Rows from a dataset of charts and code
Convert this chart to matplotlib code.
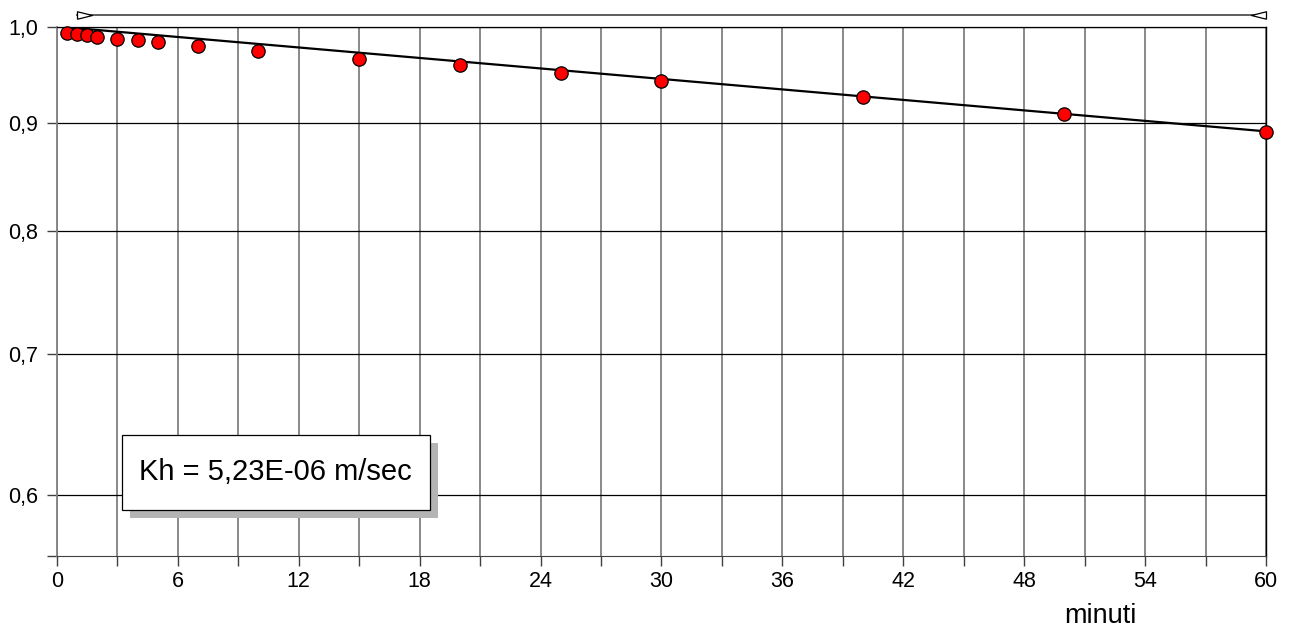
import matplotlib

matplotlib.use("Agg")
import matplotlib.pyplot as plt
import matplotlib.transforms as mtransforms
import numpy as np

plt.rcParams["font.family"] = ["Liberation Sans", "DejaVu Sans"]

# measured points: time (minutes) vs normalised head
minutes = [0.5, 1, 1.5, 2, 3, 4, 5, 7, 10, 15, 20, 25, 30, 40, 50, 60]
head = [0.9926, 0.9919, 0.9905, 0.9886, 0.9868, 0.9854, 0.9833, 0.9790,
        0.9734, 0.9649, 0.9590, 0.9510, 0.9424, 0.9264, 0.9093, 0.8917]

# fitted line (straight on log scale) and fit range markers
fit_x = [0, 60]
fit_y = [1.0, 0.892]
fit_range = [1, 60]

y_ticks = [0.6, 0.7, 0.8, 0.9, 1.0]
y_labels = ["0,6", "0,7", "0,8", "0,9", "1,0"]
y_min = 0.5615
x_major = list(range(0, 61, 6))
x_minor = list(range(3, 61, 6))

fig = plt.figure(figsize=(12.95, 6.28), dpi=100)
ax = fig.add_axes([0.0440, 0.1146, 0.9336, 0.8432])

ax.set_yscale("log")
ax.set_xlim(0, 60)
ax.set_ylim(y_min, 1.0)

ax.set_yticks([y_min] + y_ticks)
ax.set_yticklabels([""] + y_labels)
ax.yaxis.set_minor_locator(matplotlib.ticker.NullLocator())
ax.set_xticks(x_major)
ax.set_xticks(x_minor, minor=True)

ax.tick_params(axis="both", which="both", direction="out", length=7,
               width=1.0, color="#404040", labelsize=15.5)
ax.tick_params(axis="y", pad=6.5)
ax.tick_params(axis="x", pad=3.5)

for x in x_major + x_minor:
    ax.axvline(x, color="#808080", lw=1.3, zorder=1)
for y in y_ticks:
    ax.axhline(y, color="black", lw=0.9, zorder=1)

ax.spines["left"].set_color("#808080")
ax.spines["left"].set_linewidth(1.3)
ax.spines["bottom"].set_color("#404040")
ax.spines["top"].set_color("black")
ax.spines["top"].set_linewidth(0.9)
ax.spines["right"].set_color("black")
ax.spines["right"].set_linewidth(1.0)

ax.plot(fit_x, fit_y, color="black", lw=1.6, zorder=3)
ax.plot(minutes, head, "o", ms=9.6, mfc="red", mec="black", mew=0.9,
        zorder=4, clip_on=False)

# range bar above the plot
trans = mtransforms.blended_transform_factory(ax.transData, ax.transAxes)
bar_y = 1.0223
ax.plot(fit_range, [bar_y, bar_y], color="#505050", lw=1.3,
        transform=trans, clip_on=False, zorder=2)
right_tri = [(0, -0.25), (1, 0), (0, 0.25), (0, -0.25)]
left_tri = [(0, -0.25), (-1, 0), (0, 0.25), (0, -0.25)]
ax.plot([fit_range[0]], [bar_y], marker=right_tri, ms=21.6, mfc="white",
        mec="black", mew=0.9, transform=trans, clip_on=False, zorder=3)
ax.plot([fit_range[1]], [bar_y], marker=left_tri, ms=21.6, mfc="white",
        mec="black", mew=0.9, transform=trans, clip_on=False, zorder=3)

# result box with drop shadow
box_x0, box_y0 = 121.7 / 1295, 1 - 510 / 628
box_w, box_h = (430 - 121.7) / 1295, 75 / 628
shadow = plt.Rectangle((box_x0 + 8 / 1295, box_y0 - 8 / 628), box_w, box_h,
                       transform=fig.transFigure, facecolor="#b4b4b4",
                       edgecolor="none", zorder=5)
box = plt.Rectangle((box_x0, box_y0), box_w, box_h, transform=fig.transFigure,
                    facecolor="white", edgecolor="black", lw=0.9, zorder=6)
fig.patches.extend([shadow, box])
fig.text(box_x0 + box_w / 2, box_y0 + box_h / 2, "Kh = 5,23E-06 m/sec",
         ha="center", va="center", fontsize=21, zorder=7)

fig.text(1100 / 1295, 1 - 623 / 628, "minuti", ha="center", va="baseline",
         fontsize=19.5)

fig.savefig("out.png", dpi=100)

...

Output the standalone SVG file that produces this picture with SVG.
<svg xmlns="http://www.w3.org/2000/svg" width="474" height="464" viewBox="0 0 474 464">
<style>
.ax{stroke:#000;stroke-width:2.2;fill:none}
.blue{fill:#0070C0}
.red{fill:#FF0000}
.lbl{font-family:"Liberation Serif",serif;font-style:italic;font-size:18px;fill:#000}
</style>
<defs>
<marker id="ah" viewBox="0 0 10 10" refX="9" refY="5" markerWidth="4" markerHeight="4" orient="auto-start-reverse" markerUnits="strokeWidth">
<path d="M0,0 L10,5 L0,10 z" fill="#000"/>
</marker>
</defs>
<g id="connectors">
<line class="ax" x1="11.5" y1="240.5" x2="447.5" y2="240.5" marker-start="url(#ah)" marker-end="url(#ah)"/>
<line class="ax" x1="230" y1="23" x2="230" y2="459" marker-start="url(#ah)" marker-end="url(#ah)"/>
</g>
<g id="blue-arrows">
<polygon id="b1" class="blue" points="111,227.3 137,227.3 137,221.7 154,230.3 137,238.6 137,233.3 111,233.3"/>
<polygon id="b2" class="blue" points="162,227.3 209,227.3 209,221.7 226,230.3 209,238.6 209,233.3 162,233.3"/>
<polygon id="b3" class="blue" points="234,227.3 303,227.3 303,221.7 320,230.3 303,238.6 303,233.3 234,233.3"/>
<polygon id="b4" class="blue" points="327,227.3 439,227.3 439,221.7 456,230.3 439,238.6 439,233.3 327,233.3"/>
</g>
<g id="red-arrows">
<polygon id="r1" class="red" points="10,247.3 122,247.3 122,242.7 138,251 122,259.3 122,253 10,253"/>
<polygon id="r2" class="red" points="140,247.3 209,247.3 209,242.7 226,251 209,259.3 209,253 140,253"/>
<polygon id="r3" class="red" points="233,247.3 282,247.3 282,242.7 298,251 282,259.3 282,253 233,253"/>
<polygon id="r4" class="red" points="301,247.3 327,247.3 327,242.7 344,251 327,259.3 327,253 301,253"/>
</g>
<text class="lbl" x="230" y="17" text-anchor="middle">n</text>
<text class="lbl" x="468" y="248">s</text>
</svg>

---

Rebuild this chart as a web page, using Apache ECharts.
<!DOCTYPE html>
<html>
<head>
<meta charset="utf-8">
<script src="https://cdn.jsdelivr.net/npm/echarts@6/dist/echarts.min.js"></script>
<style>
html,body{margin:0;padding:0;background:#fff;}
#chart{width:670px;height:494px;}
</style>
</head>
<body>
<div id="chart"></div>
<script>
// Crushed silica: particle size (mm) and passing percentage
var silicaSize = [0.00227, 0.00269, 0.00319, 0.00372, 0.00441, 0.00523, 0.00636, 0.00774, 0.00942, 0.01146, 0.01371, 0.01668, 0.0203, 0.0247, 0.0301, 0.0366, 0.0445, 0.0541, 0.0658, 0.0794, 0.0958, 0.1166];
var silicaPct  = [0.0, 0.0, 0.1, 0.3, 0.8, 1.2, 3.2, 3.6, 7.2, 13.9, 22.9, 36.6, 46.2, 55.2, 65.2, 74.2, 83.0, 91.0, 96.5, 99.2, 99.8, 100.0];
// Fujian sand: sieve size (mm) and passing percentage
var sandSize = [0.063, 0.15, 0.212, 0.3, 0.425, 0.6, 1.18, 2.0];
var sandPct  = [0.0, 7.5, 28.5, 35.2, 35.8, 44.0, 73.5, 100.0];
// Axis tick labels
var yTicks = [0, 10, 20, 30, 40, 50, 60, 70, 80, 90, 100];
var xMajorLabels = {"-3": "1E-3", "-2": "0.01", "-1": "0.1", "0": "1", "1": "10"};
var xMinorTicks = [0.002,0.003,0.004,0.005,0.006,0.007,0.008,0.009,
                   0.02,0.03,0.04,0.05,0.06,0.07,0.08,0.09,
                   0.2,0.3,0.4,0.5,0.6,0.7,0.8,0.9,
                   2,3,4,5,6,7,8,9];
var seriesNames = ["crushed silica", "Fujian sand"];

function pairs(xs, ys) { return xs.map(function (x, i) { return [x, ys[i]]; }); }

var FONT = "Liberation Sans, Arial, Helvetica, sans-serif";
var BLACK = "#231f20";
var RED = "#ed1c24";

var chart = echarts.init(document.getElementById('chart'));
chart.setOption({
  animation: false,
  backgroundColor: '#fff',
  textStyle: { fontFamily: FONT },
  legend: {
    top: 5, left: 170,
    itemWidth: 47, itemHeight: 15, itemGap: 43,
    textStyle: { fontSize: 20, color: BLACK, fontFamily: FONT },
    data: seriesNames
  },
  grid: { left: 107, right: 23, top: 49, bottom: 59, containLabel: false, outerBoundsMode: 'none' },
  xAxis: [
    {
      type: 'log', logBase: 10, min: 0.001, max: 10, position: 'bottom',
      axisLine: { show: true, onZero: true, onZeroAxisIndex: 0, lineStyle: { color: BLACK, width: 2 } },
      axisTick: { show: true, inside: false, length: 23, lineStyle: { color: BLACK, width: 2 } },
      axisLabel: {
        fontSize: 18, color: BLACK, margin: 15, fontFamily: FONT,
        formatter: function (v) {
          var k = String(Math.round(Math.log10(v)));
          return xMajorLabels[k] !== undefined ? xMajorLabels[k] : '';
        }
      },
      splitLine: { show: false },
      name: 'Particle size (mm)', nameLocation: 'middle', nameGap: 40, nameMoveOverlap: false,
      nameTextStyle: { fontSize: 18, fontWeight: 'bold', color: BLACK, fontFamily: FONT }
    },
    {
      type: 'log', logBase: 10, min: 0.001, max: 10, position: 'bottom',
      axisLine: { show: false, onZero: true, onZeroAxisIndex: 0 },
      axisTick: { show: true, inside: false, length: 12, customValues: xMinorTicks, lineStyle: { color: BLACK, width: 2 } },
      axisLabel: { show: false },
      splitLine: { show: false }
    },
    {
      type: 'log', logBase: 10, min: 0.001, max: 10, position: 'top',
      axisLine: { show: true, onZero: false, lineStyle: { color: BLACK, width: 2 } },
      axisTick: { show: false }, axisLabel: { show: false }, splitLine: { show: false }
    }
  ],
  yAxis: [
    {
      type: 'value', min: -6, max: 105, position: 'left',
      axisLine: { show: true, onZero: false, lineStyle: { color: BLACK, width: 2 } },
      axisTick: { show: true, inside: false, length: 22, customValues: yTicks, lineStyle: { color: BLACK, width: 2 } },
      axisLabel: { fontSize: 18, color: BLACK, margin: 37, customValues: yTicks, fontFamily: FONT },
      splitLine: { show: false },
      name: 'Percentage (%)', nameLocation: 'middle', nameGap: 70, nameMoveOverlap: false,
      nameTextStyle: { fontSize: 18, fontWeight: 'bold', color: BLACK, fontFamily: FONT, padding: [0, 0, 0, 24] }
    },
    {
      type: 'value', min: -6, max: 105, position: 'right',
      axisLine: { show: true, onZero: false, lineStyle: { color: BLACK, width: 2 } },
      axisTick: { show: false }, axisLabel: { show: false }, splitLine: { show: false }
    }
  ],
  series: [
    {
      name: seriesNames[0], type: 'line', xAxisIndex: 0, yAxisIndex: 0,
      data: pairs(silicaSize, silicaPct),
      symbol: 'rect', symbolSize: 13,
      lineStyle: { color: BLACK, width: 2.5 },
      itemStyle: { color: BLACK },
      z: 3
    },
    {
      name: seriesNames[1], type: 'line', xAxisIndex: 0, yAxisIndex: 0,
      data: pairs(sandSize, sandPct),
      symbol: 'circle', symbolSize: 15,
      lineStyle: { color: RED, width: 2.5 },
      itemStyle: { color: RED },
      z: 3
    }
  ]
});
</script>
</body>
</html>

#### [Stated problem]
Look through the entries above; copy every line holding the string "matplotlib".

#### [Written response]
Convert this chart to matplotlib code.
import matplotlib
matplotlib.use("Agg")
import matplotlib.pyplot as plt
import matplotlib.transforms as mtransforms
ax.yaxis.set_minor_locator(matplotlib.ticker.NullLocator())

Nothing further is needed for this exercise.